Pretty surprising more people don't care about this. I still prefer Jupiter (one of my favorite albums EVER), but this one is a lot like Eyes Like Brontide and that's what most people love from LOA

Spare
June 14th 2012


5567 Comments


good band that i lost interest in. echoing sea

feav233
June 15th 2012


1411 Comments


I've listened to all their previous releases but somehow I don't think I ever get to this. It is on my (rough list) things to listen to however I really doubt I ever get to it

ZedO
June 15th 2012


1096 Comments

Album Rating: 4.0

cool stuff...

minty901
June 15th 2012


3976 Comments


what's special about this post-rock band? i always figured they were another band like god is an astronaut or the american dollar. or are they more ambient than those bands?

clercqie
June 15th 2012


6525 Comments


Never heard of these guys, but the links sound really good.
Could this album serve as a good introduction?

Deviant.
Staff Reviewer
June 15th 2012


32289 Comments

Album Rating: 4.0



what's special about this post-rock band?




Just about everything



i always figured they were another band like god is an astronaut or the american dollar. or are they more ambient than those bands?

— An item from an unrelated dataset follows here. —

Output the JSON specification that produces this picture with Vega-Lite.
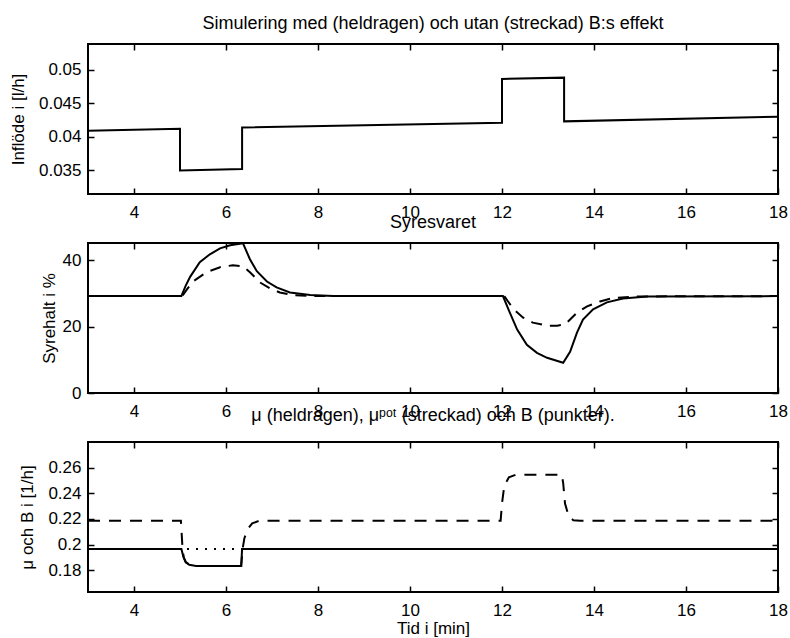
{
  "$schema": "https://vega.github.io/schema/vega-lite/v6.json",
  "padding": {"left": 8, "top": 14, "right": 0, "bottom": 0},
  "background": "white",
  "spacing": 49,
  "bounds": "flush",
  "config": {
    "font": "Liberation Sans",
    "view": {"stroke": "black", "strokeWidth": 2},
    "axis": {
      "domain": false, "grid": false, "tickColor": "black", "tickSize": -6, "tickWidth": 1.5,
      "labelFontSize": 17, "labelColor": "black", "labelFont": "Liberation Sans", "labelFlush": false,
      "titleFontSize": 17, "titleFontWeight": "normal", "titleColor": "black", "titleFont": "Liberation Sans"
    },
    "title": {"fontSize": 18, "fontWeight": "normal", "color": "black", "font": "Liberation Sans", "frame": "group", "baseline": "bottom"}
  },
  "datasets": {
    "inflow": [
      {"i": 1, "t": 3, "v": 0.0409},
      {"i": 2, "t": 5.0, "v": 0.0412},
      {"i": 3, "t": 5.0, "v": 0.0350},
      {"i": 4, "t": 6.35, "v": 0.0352},
      {"i": 5, "t": 6.35, "v": 0.0414},
      {"i": 6, "t": 12.0, "v": 0.0421},
      {"i": 7, "t": 12.0, "v": 0.0486},
      {"i": 8, "t": 13.35, "v": 0.0488},
      {"i": 9, "t": 13.35, "v": 0.0423},
      {"i": 10, "t": 18, "v": 0.0430}
    ],
    "oxygen": [
      {"s": "heldragen", "i": 1, "t": 3, "v": 29.2},
      {"s": "heldragen", "i": 2, "t": 5.03, "v": 29.2},
      {"s": "heldragen", "i": 3, "t": 5.12, "v": 32.2},
      {"s": "heldragen", "i": 4, "t": 5.22, "v": 35},
      {"s": "heldragen", "i": 5, "t": 5.43, "v": 39.4},
      {"s": "heldragen", "i": 6, "t": 5.65, "v": 41.8},
      {"s": "heldragen", "i": 7, "t": 5.87, "v": 43.6},
      {"s": "heldragen", "i": 8, "t": 6.09, "v": 44.5},
      {"s": "heldragen", "i": 9, "t": 6.37, "v": 45.1},
      {"s": "heldragen", "i": 10, "t": 6.52, "v": 40.3},
      {"s": "heldragen", "i": 11, "t": 6.67, "v": 36.7},
      {"s": "heldragen", "i": 12, "t": 6.89, "v": 33.6},
      {"s": "heldragen", "i": 13, "t": 7.1, "v": 31.8},
      {"s": "heldragen", "i": 14, "t": 7.39, "v": 30.3},
      {"s": "heldragen", "i": 15, "t": 7.83, "v": 29.5},
      {"s": "heldragen", "i": 16, "t": 8.33, "v": 29.2},
      {"s": "heldragen", "i": 17, "t": 12.02, "v": 29.2},
      {"s": "heldragen", "i": 18, "t": 12.17, "v": 24.2},
      {"s": "heldragen", "i": 19, "t": 12.33, "v": 19.1},
      {"s": "heldragen", "i": 20, "t": 12.54, "v": 14.5},
      {"s": "heldragen", "i": 21, "t": 12.76, "v": 12.1},
      {"s": "heldragen", "i": 22, "t": 12.98, "v": 10.6},
      {"s": "heldragen", "i": 23, "t": 13.33, "v": 9.1},
      {"s": "heldragen", "i": 24, "t": 13.48, "v": 12.4},
      {"s": "heldragen", "i": 25, "t": 13.63, "v": 18.2},
      {"s": "heldragen", "i": 26, "t": 13.76, "v": 22.1},
      {"s": "heldragen", "i": 27, "t": 13.98, "v": 25.2},
      {"s": "heldragen", "i": 28, "t": 14.28, "v": 27.3},
      {"s": "heldragen", "i": 29, "t": 14.63, "v": 28.5},
      {"s": "heldragen", "i": 30, "t": 15.15, "v": 29.1},
      {"s": "heldragen", "i": 31, "t": 18, "v": 29.2},
      {"s": "streckad", "i": 1, "t": 3, "v": 29.2},
      {"s": "streckad", "i": 2, "t": 5.05, "v": 29.2},
      {"s": "streckad", "i": 3, "t": 5.15, "v": 31.2},
      {"s": "streckad", "i": 4, "t": 5.28, "v": 33.6},
      {"s": "streckad", "i": 5, "t": 5.58, "v": 36.4},
      {"s": "streckad", "i": 6, "t": 5.87, "v": 37.9},
      {"s": "streckad", "i": 7, "t": 6.15, "v": 38.5},
      {"s": "streckad", "i": 8, "t": 6.37, "v": 38.2},
      {"s": "streckad", "i": 9, "t": 6.52, "v": 36.4},
      {"s": "streckad", "i": 10, "t": 6.74, "v": 33.3},
      {"s": "streckad", "i": 11, "t": 6.96, "v": 31.5},
      {"s": "streckad", "i": 12, "t": 7.17, "v": 30.3},
      {"s": "streckad", "i": 13, "t": 7.46, "v": 29.5},
      {"s": "streckad", "i": 14, "t": 7.9, "v": 29.2},
      {"s": "streckad", "i": 15, "t": 12.05, "v": 29.2},
      {"s": "streckad", "i": 16, "t": 12.12, "v": 27.8},
      {"s": "streckad", "i": 17, "t": 12.25, "v": 25.3},
      {"s": "streckad", "i": 18, "t": 12.46, "v": 22.7},
      {"s": "streckad", "i": 19, "t": 12.67, "v": 21.2},
      {"s": "streckad", "i": 20, "t": 12.98, "v": 20.3},
      {"s": "streckad", "i": 21, "t": 13.2, "v": 20.3},
      {"s": "streckad", "i": 22, "t": 13.35, "v": 20.6},
      {"s": "streckad", "i": 23, "t": 13.41, "v": 21.2},
      {"s": "streckad", "i": 24, "t": 13.63, "v": 24.2},
      {"s": "streckad", "i": 25, "t": 13.85, "v": 26.1},
      {"s": "streckad", "i": 26, "t": 14.13, "v": 27.6},
      {"s": "streckad", "i": 27, "t": 14.41, "v": 28.6},
      {"s": "streckad", "i": 28, "t": 15, "v": 29.1},
      {"s": "streckad", "i": 29, "t": 18, "v": 29.2}
    ],
    "growth": [
      {"s": "B", "i": 1, "t": 3, "v": 0.1965},
      {"s": "B", "i": 2, "t": 18, "v": 0.1965},
      {"s": "mu", "i": 1, "t": 3, "v": 0.1965},
      {"s": "mu", "i": 2, "t": 5.03, "v": 0.1965},
      {"s": "mu", "i": 3, "t": 5.07, "v": 0.191},
      {"s": "mu", "i": 4, "t": 5.12, "v": 0.1865},
      {"s": "mu", "i": 5, "t": 5.2, "v": 0.1842},
      {"s": "mu", "i": 6, "t": 5.35, "v": 0.1832},
      {"s": "mu", "i": 7, "t": 6.33, "v": 0.1832},
      {"s": "mu", "i": 8, "t": 6.35, "v": 0.1965},
      {"s": "mu", "i": 9, "t": 18, "v": 0.1965},
      {"s": "mupot", "i": 1, "t": 3, "v": 0.2185},
      {"s": "mupot", "i": 2, "t": 5.02, "v": 0.2185},
      {"s": "mupot", "i": 3, "t": 5.05, "v": 0.2},
      {"s": "mupot", "i": 4, "t": 5.08, "v": 0.19},
      {"s": "mupot", "i": 5, "t": 5.13, "v": 0.186},
      {"s": "mupot", "i": 6, "t": 5.22, "v": 0.1842},
      {"s": "mupot", "i": 7, "t": 5.35, "v": 0.1832},
      {"s": "mupot", "i": 8, "t": 6.33, "v": 0.1832},
      {"s": "mupot", "i": 9, "t": 6.36, "v": 0.1965},
      {"s": "mupot", "i": 10, "t": 6.4, "v": 0.205},
      {"s": "mupot", "i": 11, "t": 6.47, "v": 0.212},
      {"s": "mupot", "i": 12, "t": 6.57, "v": 0.2165},
      {"s": "mupot", "i": 13, "t": 6.72, "v": 0.2185},
      {"s": "mupot", "i": 14, "t": 11.97, "v": 0.2185},
      {"s": "mupot", "i": 15, "t": 12.0, "v": 0.232},
      {"s": "mupot", "i": 16, "t": 12.05, "v": 0.246},
      {"s": "mupot", "i": 17, "t": 12.15, "v": 0.2525},
      {"s": "mupot", "i": 18, "t": 12.3, "v": 0.2545},
      {"s": "mupot", "i": 19, "t": 13.3, "v": 0.2545},
      {"s": "mupot", "i": 20, "t": 13.33, "v": 0.248},
      {"s": "mupot", "i": 21, "t": 13.37, "v": 0.232},
      {"s": "mupot", "i": 22, "t": 13.45, "v": 0.222},
      {"s": "mupot", "i": 23, "t": 13.55, "v": 0.219},
      {"s": "mupot", "i": 24, "t": 13.7, "v": 0.2185},
      {"s": "mupot", "i": 25, "t": 18, "v": 0.2185}
    ]
  },
  "vconcat": [
    {
      "width": 690, "height": 150,
      "title": {"text": "Simulering med (heldragen) och utan (streckad) B:s effekt", "offset": 10},
      "data": {"name": "inflow"},
      "layer": [
        {
          "mark": {"type": "line", "color": "black", "strokeWidth": 2},
          "encoding": {
            "x": {"field": "t", "type": "quantitative", "scale": {"domain": [3, 18], "nice": false},
                  "axis": {"values": [4, 6, 8, 10, 12, 14, 16, 18], "title": null, "labelPadding": 16}},
            "y": {"field": "v", "type": "quantitative", "scale": {"domain": [0.0315, 0.0538], "nice": false, "zero": false},
                  "axis": {"values": [0.035, 0.04, 0.045, 0.05], "format": "~r", "title": "Inflöde i [l/h]", "labelPadding": 13, "titlePadding": 11}},
            "order": {"field": "i", "type": "quantitative"}
          }
        },
        {
          "mark": {"type": "line", "opacity": 0},
          "encoding": {
            "x": {"field": "t", "type": "quantitative", "axis": {"orient": "top", "values": [4, 6, 8, 10, 12, 14, 16, 18], "labels": false, "title": null}},
            "y": {"field": "v", "type": "quantitative", "axis": {"orient": "right", "values": [0.035, 0.04, 0.045, 0.05], "labels": false, "title": null}},
            "order": {"field": "i", "type": "quantitative"}
          }
        }
      ],
      "resolve": {"axis": {"x": "independent", "y": "independent"}}
    },
    {
      "width": 690, "height": 150,
      "title": {"text": "Syresvaret", "offset": 7},
      "data": {"name": "oxygen"},
      "layer": [
        {
          "transform": [{"filter": "datum.s === 'streckad'"}],
          "mark": {"type": "line", "color": "black", "strokeWidth": 2, "strokeDash": [11, 8]},
          "encoding": {
            "x": {"field": "t", "type": "quantitative", "scale": {"domain": [3, 18], "nice": false},
                  "axis": {"values": [4, 6, 8, 10, 12, 14, 16, 18], "title": null, "labelPadding": 16}},
            "y": {"field": "v", "type": "quantitative", "scale": {"domain": [0, 45.2], "nice": false},
                  "axis": {"values": [0, 20, 40], "format": "~r", "title": "Syrehalt i %", "labelPadding": 13, "titlePadding": 4}},
            "order": {"field": "i", "type": "quantitative"}
          }
        },
        {
          "transform": [{"filter": "datum.s === 'heldragen'"}],
          "mark": {"type": "line", "color": "black", "strokeWidth": 2},
          "encoding": {
            "x": {"field": "t", "type": "quantitative", "axis": {"orient": "top", "values": [4, 6, 8, 10, 12, 14, 16, 18], "labels": false, "title": null}},
            "y": {"field": "v", "type": "quantitative", "axis": {"orient": "right", "values": [0, 20, 40], "labels": false, "title": null}},
            "order": {"field": "i", "type": "quantitative"}
          }
        }
      ],
      "resolve": {"axis": {"x": "independent", "y": "independent"}}
    },
    {
      "width": 690, "height": 150,
      "title": {"text": "μ (heldragen), μᵖᵒᵗ (streckad) och B (punkter).", "offset": 16},
      "data": {"name": "growth"},
      "layer": [
        {
          "transform": [{"filter": "datum.s === 'B'"}],
          "mark": {"type": "line", "color": "black", "strokeWidth": 2, "strokeDash": [2, 7]},
          "encoding": {
            "x": {"field": "t", "type": "quantitative", "scale": {"domain": [3, 18], "nice": false},
                  "axis": {"values": [4, 6, 8, 10, 12, 14, 16, 18], "title": "Tid i [min]", "labelPadding": 16, "titlePadding": 2}},
            "y": {"field": "v", "type": "quantitative", "scale": {"domain": [0.163, 0.28], "nice": false, "zero": false},
                  "axis": {"values": [0.18, 0.2, 0.22, 0.24, 0.26], "format": "~r", "title": "μ och B i [1/h]", "labelPadding": 13, "titlePadding": 11}},
            "order": {"field": "i", "type": "quantitative"}
          }
        },
        {
          "transform": [{"filter": "datum.s === 'mupot'"}],
          "mark": {"type": "line", "color": "black", "strokeWidth": 2, "strokeDash": [12, 9]},
          "encoding": {
            "x": {"field": "t", "type": "quantitative", "axis": {"orient": "top", "values": [4, 6, 8, 10, 12, 14, 16, 18], "labels": false, "title": null}},
            "y": {"field": "v", "type": "quantitative", "axis": {"orient": "right", "values": [0.18, 0.2, 0.22, 0.24, 0.26], "labels": false, "title": null}},
            "order": {"field": "i", "type": "quantitative"}
          }
        },
        {
          "transform": [{"filter": "datum.s === 'mu'"}],
          "mark": {"type": "line", "color": "black", "strokeWidth": 2},
          "encoding": {
            "x": {"field": "t", "type": "quantitative", "axis": null},
            "y": {"field": "v", "type": "quantitative", "axis": null},
            "order": {"field": "i", "type": "quantitative"}
          }
        }
      ],
      "resolve": {"axis": {"x": "independent", "y": "independent"}}
    }
  ]
}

They're not really like The American Dollar at all. TAD have always been (and used to be quite good at) that kind of twinkly inspirational twee post rock stuff, with laptop electronics and stuff. These guys are more traditional, they're a band instead of two guys with software



Could this album serve as a good introduction?




It's as good as any, tbh

minty901
June 15th 2012


3976 Comments


cheers deviant. i'll check this out. 5% of the american dollar's output is incredible, and the other 95% is just weak regurgitations of that 5%.